The effect of nisin on food shelf life is mainly reflected in extending the shelf life, maintaining food quality, and inhibiting the growth of harmful microorganisms. Nisin has significant antibacterial activity, especially against Gram-positive bacteria, including bacterial spores. Adding nisin to food can effectively kill or inhibit the growth and reproduction of these harmful microorganisms, thereby extending the food’s shelf life. Specifically, its application in various foods yields the following results:
·Fresh Milk and Dairy Products: It inhibits heat-resistant bacteria that cause spoilage in fresh milk and dairy products, extending the shelf life by 2–3 times.
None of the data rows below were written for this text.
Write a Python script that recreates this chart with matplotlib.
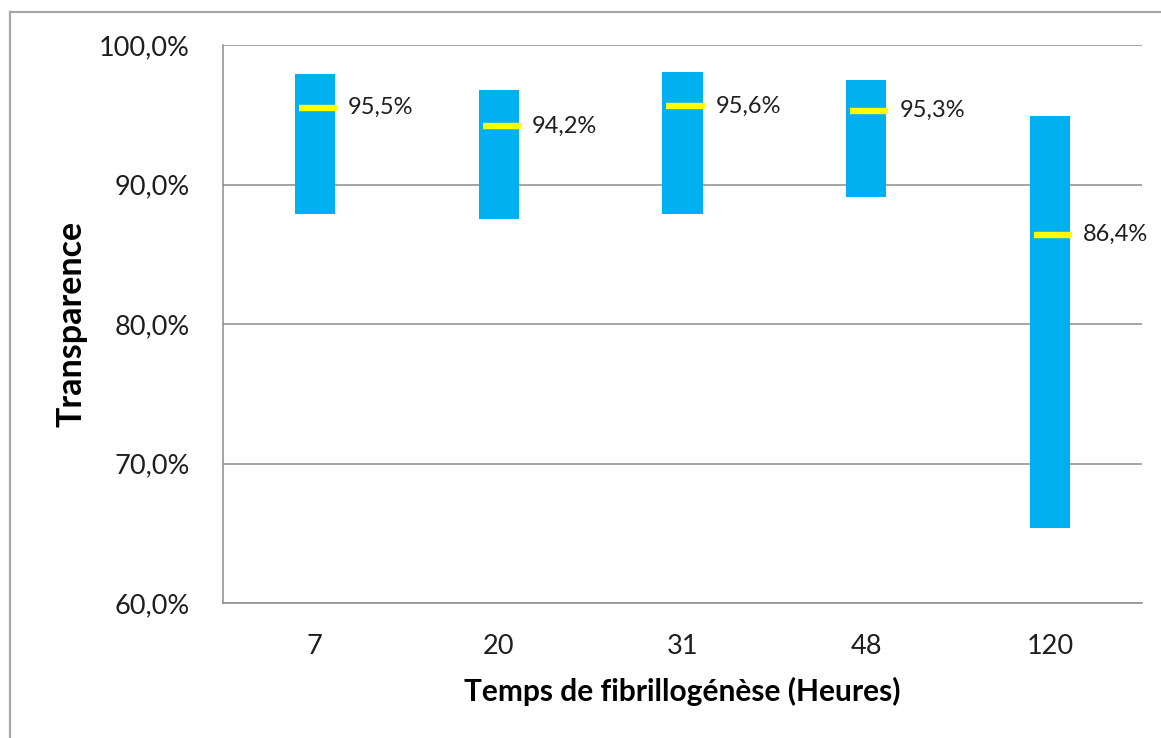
import matplotlib
matplotlib.use("Agg")
import matplotlib.pyplot as plt
from matplotlib.lines import Line2D
from matplotlib.ticker import FuncFormatter

# Transparency range (min-max) and mean per fibrillogenesis time
hours = ["7", "20", "31", "48", "120"]
trans_min = [87.9, 87.5, 87.9, 89.1, 65.4]
trans_max = [97.9, 96.8, 98.1, 97.5, 94.9]
trans_mean = [95.5, 94.2, 95.6, 95.3, 86.4]

BAR_CLR = "#00B0F0"
MEAN_CLR = "#FFFF00"
TXT_CLR = "#1e1e1e"
GRID_CLR = "#8c8c8c"

plt.rcParams["font.family"] = ["Lato", "DejaVu Sans"]

fig = plt.figure(figsize=(11.61, 7.38), dpi=100)
ax = fig.add_axes([0.1921, 0.1829, 0.7915, 0.7561])

x = list(range(len(hours)))
heights = [hi - lo for lo, hi in zip(trans_min, trans_max)]
ax.bar(x, heights, bottom=trans_min, width=0.218, color=BAR_CLR, zorder=3)

for i, m in enumerate(trans_mean):
    ax.hlines(m, i - 0.088, i + 0.12, color=MEAN_CLR, lw=4.6, zorder=4)
    ax.annotate(f"{m:.1f}%".replace(".", ","), (i + 0.109, m),
                xytext=(9.5, 0), textcoords="offset points",
                ha="left", va="center", fontsize=17, color=TXT_CLR)

ax.set_xlim(-0.5, 4.5)
ax.set_ylim(60, 100)
ax.set_yticks([60, 70, 80, 90, 100])
ax.yaxis.set_major_formatter(FuncFormatter(lambda v, _: f"{v:.1f}%".replace(".", ",")))
ax.set_xticks(x)
ax.set_xticklabels(hours)
ax.tick_params(axis="both", length=0, labelsize=19.5, colors=TXT_CLR)
ax.tick_params(axis="y", pad=24)
ax.tick_params(axis="x", pad=22)

ax.grid(axis="y", color=GRID_CLR, lw=1.1, zorder=0)
for side in ("top", "right"):
    ax.spines[side].set_visible(False)
for side in ("left", "bottom"):
    ax.spines[side].set_color(GRID_CLR)
    ax.spines[side].set_linewidth(1.1)

ax.set_ylabel("Transparence", fontsize=24.5, fontweight="bold", color="black", labelpad=8)
ax.set_xlabel("Temps de fibrillogénèse (Heures)", fontsize=21.5, fontweight="bold",
              color="black", labelpad=13)

# chart-area frame (top and left edges)
W, H = 1161, 738
fig.add_artist(Line2D([10 / W, 1.0], [1 - 12 / H, 1 - 12 / H], color="#a6a6a6", lw=1.6,
                      transform=fig.transFigure))
fig.add_artist(Line2D([10 / W, 10 / W], [1 - 12 / H, 0.0], color="#a6a6a6", lw=1.6,
                      transform=fig.transFigure))

fig.savefig("out.png", dpi=100)
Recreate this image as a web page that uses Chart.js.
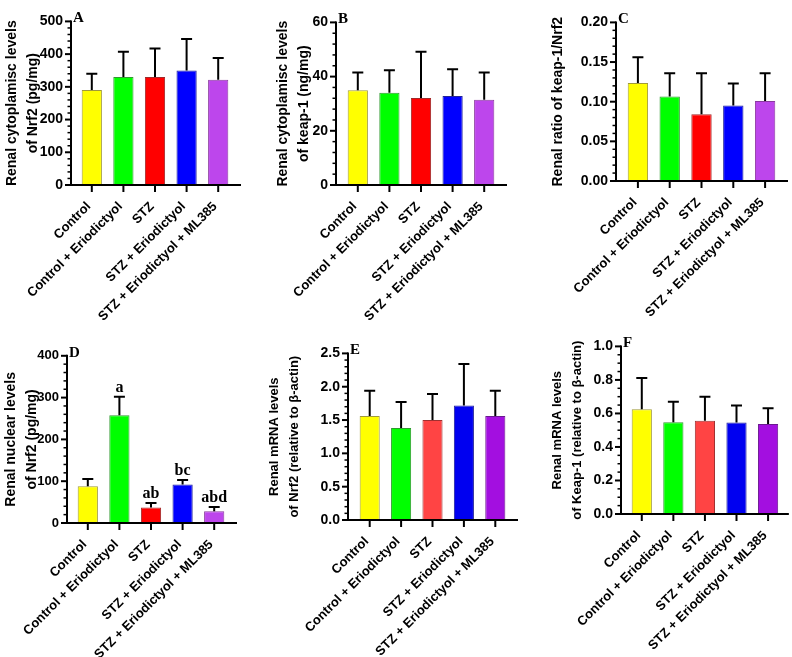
<!DOCTYPE html>
<html>
<head>
<meta charset="utf-8">
<script src="https://cdn.jsdelivr.net/npm/chart.js@4.4.0/dist/chart.umd.min.js"></script>
<style>
  html, body { margin: 0; padding: 0; background: #fff; width: 792px; height: 657px; overflow: hidden; }
  canvas { position: absolute; }
</style>
</head>
<body>
<canvas id="panelA"></canvas>
<canvas id="panelB"></canvas>
<canvas id="panelC"></canvas>
<canvas id="panelD"></canvas>
<canvas id="panelE"></canvas>
<canvas id="panelF"></canvas>
<script>
// groups on every x axis
const groups = ["Control", "Control + Eriodictyol", "STZ", "STZ + Eriodictyol", "STZ + Eriodictyol + ML385"];

// A - cytoplasmic Nrf2 (pg/mg)
const nrf2Cyto = [290, 330, 330, 350, 322];
const nrf2CytoSd = [50, 77, 87, 96, 66];
// B - cytoplasmic keap-1 (ng/mg)
const keapCyto = [35.0, 34.0, 32.1, 32.8, 31.5];
const keapCytoSd = [6.5, 8.3, 17.1, 9.9, 10.0];
// C - keap-1 / Nrf2 ratio
const keapNrf2Ratio = [0.1235, 0.1067, 0.0843, 0.0953, 0.1008];
const keapNrf2RatioSd = [0.0325, 0.0293, 0.0517, 0.0277, 0.0352];
// D - nuclear Nrf2 (pg/mg)
const nrf2Nuclear = [88, 258, 37, 92, 28];
const nrf2NuclearSd = [17, 44, 11, 11, 10];
const nrf2NuclearMarks = ["", "a", "ab", "bc", "abd"];
// E - Nrf2 mRNA
const nrf2Mrna = [1.56, 1.38, 1.50, 1.72, 1.56];
const nrf2MrnaSd = [0.38, 0.39, 0.39, 0.62, 0.38];
// F - Keap-1 mRNA
const keapMrna = [0.625, 0.548, 0.556, 0.546, 0.537];
const keapMrnaSd = [0.187, 0.122, 0.144, 0.101, 0.094];

const topColors = ["#ffff00", "#00ff00", "#ff0000", "#0000ff", "#bd46ec"];
const topBorders = ["#a09a3a", "#2f9a2f", "#a02a2a", "#22229a", "#8a3aa0"];
const lowColors = ["#ffff00", "#00ff00", "#ff4444", "#0000f0", "#a30fe0"];
const lowBorders = ["#a09a3a", "#2f9a2f", "#a03030", "#22229a", "#6a1a90"];

const SANS = 'Arial, "Liberation Sans", sans-serif';
const SERIF = '"Times New Roman", "Liberation Serif", serif';

// draws GraphPad-style axes, ticks, error bars and letters
const panelPlugin = {
  id: "panel",
  afterDraw(chart, args, o) {
    const { ctx, chartArea: a, scales: { x, y } } = chart;
    const meta = chart.getDatasetMeta(0);
    const ax = a.left - o.gap;
    ctx.save();
    ctx.strokeStyle = "#000";
    ctx.fillStyle = "#000";
    ctx.lineCap = "butt";

    // y axis + ticks
    ctx.lineWidth = 2;
    ctx.beginPath();
    ctx.moveTo(ax, y.getPixelForValue(o.max) - 1);
    ctx.lineTo(ax, a.bottom + 1);
    ctx.stroke();
    const n = Math.round(o.max / o.minor);
    for (let i = 0; i <= n; i++) {
      const v = i * o.minor;
      const py = y.getPixelForValue(v);
      const major = i % Math.round(o.step / o.minor) === 0;
      ctx.lineWidth = major ? 2 : 1.5;
      ctx.beginPath();
      ctx.moveTo(ax, py);
      ctx.lineTo(ax - (major ? 6 : 3.5), py);
      ctx.stroke();
    }

    // x axis + ticks
    ctx.lineWidth = 2;
    ctx.beginPath();
    ctx.moveTo(ax - 1, a.bottom);
    ctx.lineTo(a.right + o.ext, a.bottom);
    ctx.stroke();
    meta.data.forEach(bar => {
      ctx.beginPath();
      ctx.moveTo(bar.x, a.bottom);
      ctx.lineTo(bar.x, a.bottom + 7);
      ctx.stroke();
    });

    // error bars (upper only)
    meta.data.forEach((bar, i) => {
      const t = y.getPixelForValue(o.means[i] + o.sds[i]);
      ctx.beginPath();
      ctx.moveTo(bar.x, bar.y);
      ctx.lineTo(bar.x, t);
      ctx.moveTo(bar.x - 5.5, t);
      ctx.lineTo(bar.x + 5.5, t);
      ctx.stroke();
      if (o.marks && o.marks[i]) {
        ctx.font = "bold 16px " + SERIF;
        ctx.textAlign = "center";
        ctx.textBaseline = "alphabetic";
        ctx.fillText(o.marks[i], bar.x, t - 5);
      }
    });

    // panel letter
    ctx.font = "bold 15px " + SERIF;
    ctx.textAlign = "left";
    ctx.textBaseline = "alphabetic";
    ctx.fillText(o.letter, ax + 2, a.top + 1);
    ctx.restore();
  }
};

function makePanel(p) {
  const el = document.getElementById(p.id);
  const lh = p.titleSize * 1.5;
  const xHeight = 150;
  const left = Math.round(p.titleX - 1 - lh / 2);
  const top = Math.max(0, p.chartTop - 20);
  const width = p.axisEnd + 4 - left;
  const height = p.chartBottom - top + xHeight;
  el.width = width;
  el.height = height;
  el.style.left = left + "px";
  el.style.top = top + "px";

  new Chart(el, {
    type: "bar",
    data: {
      labels: groups,
      datasets: [{
        data: p.means,
        backgroundColor: p.colors,
        borderColor: p.borders,
        borderWidth: 1,
        barPercentage: 0.64,
        categoryPercentage: 1
      }]
    },
    options: {
      responsive: false,
      animation: false,
      devicePixelRatio: 1,
      layout: { padding: { top: p.chartTop - top, right: left + width - p.chartRight, bottom: 0, left: 0 } },
      plugins: {
        legend: { display: false },
        tooltip: { enabled: false },
        panel: {
          gap: p.chartLeft - p.axisX, ext: p.axisEnd - p.chartRight,
          max: p.max, step: p.step, minor: p.minor,
          means: p.means, sds: p.sds, marks: p.marks, letter: p.letter
        }
      },
      scales: {
        x: {
          offset: true,
          grid: { display: false, drawTicks: false },
          border: { display: false },
          ticks: {
            autoSkip: false, minRotation: 45, maxRotation: 45, padding: 14, labelOffset: -3, color: "#000",
            font: { family: SANS, weight: "bold", size: 13 }
          },
          afterFit: s => { s.height = xHeight; }
        },
        y: {
          min: 0, max: p.max,
          grid: { display: false, drawTicks: false },
          border: { display: false },
          ticks: {
            stepSize: p.step, padding: p.chartLeft - p.axisX + 8, color: "#000",
            font: { family: SANS, weight: "bold", size: p.tickSize },
            callback: v => Number(v).toFixed(p.decimals)
          },
          title: {
            display: true, text: p.title, color: "#000",
            font: { family: SANS, weight: "bold", size: p.titleSize, lineHeight: 1.5 },
            padding: { top: 1, bottom: 0 }
          },
          afterFit: s => { s.width = p.chartLeft - left; }
        }
      }
    },
    plugins: [panelPlugin]
  });
}

makePanel({ id: "panelA", letter: "A", titleX: 12, titleSize: 14, tickSize: 14, axisX: 71, chartLeft: 76, chartRight: 234, chartTop: 15, chartBottom: 185, axisEnd: 241,
  title: ["Renal cytoplamisc levels", "of Nrf2 (pg/mg)"], max: 500, step: 100, minor: 20, decimals: 0,
  means: nrf2Cyto, sds: nrf2CytoSd, colors: topColors, borders: topBorders });
makePanel({ id: "panelB", letter: "B", titleX: 283, titleSize: 14, tickSize: 14, axisX: 336, chartLeft: 342, chartRight: 500, chartTop: 15, chartBottom: 185, axisEnd: 507,
  title: ["Renal cytoplamisc levels", "of keap-1 (ng/mg)"], max: 60, step: 20, minor: 4, decimals: 0,
  means: keapCyto, sds: keapCytoSd, colors: topColors, borders: topBorders });
makePanel({ id: "panelC", letter: "C", titleX: 558, titleSize: 14, tickSize: 14, axisX: 616, chartLeft: 622, chartRight: 781, chartTop: 11, chartBottom: 181, axisEnd: 788,
  title: "Renal ratio of keap-1/Nrf2", max: 0.2, step: 0.05, minor: 0.01, decimals: 2,
  means: keapNrf2Ratio, sds: keapNrf2RatioSd, colors: topColors, borders: topBorders });
makePanel({ id: "panelD", letter: "D", titleX: 11, titleSize: 14, tickSize: 13, axisX: 67, chartLeft: 72, chartRight: 230, chartTop: 355, chartBottom: 523, axisEnd: 237,
  title: ["Renal nuclear levels", "of Nrf2 (pg/mg)"], max: 400, step: 100, minor: 20, decimals: 0,
  means: nrf2Nuclear, sds: nrf2NuclearSd, marks: nrf2NuclearMarks, colors: topColors, borders: topBorders });
makePanel({ id: "panelE", letter: "E", titleX: 275, titleSize: 13, tickSize: 14, axisX: 348, chartLeft: 354, chartRight: 511, chartTop: 351, chartBottom: 520, axisEnd: 518,
  title: ["Renal mRNA levels", "of Nrf2 (relative to β-actin)"], max: 2.5, step: 0.5, minor: 0.1, decimals: 1,
  means: nrf2Mrna, sds: nrf2MrnaSd, colors: lowColors, borders: lowBorders });
makePanel({ id: "panelF", letter: "F", titleX: 558, titleSize: 13, tickSize: 14, axisX: 621, chartLeft: 626, chartRight: 785, chartTop: 345, chartBottom: 514, axisEnd: 790,
  title: ["Renal mRNA levels", "of Keap-1 (relative to β-actin)"], max: 1.0, step: 0.2, minor: 0.05, decimals: 1,
  means: keapMrna, sds: keapMrnaSd, colors: lowColors, borders: lowBorders });
</script>
</body>
</html>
·Liquid Eggs and Egg-Containing Products: It effectively inhibits heat-resistant spore-forming bacteria, extending the shelf life of liquid eggs from 7 days to 1 month.
·Salad Dressings and Soy Sauces: It effectively inhibits the growth of lactic acid bacteria and spores, reducing spoilage in low-fat, low-salt products, and extending shelf life by up to 4 times.
·High-Moisture or Low-Fat Foods: It inhibits the growth and reproduction of heat-resistant bacteria or spores, doubling or more the shelf life.
·Heat-Processed Meat Products: It extends the shelf life of heat-processed meat products by 2–3 times.
·Seafood, such as Fish and Shellfish: It inhibits Gram-positive bacteria, helping to maintain freshness and extend shelf life.
·Canned Foods: Adding nisin effectively inhibits the reproduction of mesophilic bacterial spores, reducing the required heat processing time and enabling canned foods to be stored for longer in warm conditions.
The use of nisin not only extends the shelf life of food but also helps preserve food quality. By inhibiting the growth and reproduction of microorganisms, it reduces spoilage and degradation during storage and transportation, thus maintaining the food’s original flavor, texture, and nutritional value.
Nisin has a strong inhibitory effect on most Gram-positive bacteria, particularly with a specific action against Bacillus spores. This antibacterial activity effectively reduces the number of harmful microorganisms in food, lowering the risk of spoilage and degradation.
Nisin is a natural, non-toxic food preservative with no side effects. After consumption, it is quickly hydrolyzed into amino acids under the physiological pH of the human body and the action of α-chymotrypsin, and it does not alter the normal gut microbiota. Unlike other antibiotics, it does not induce resistance issues or cross-resistance with other antibiotics, making it safe and harmless to humans.
Nisin’s application in foods can significantly extend shelf life, maintain quality, and inhibit the growth of harmful microorganisms, making it an indispensable additive in the food industry.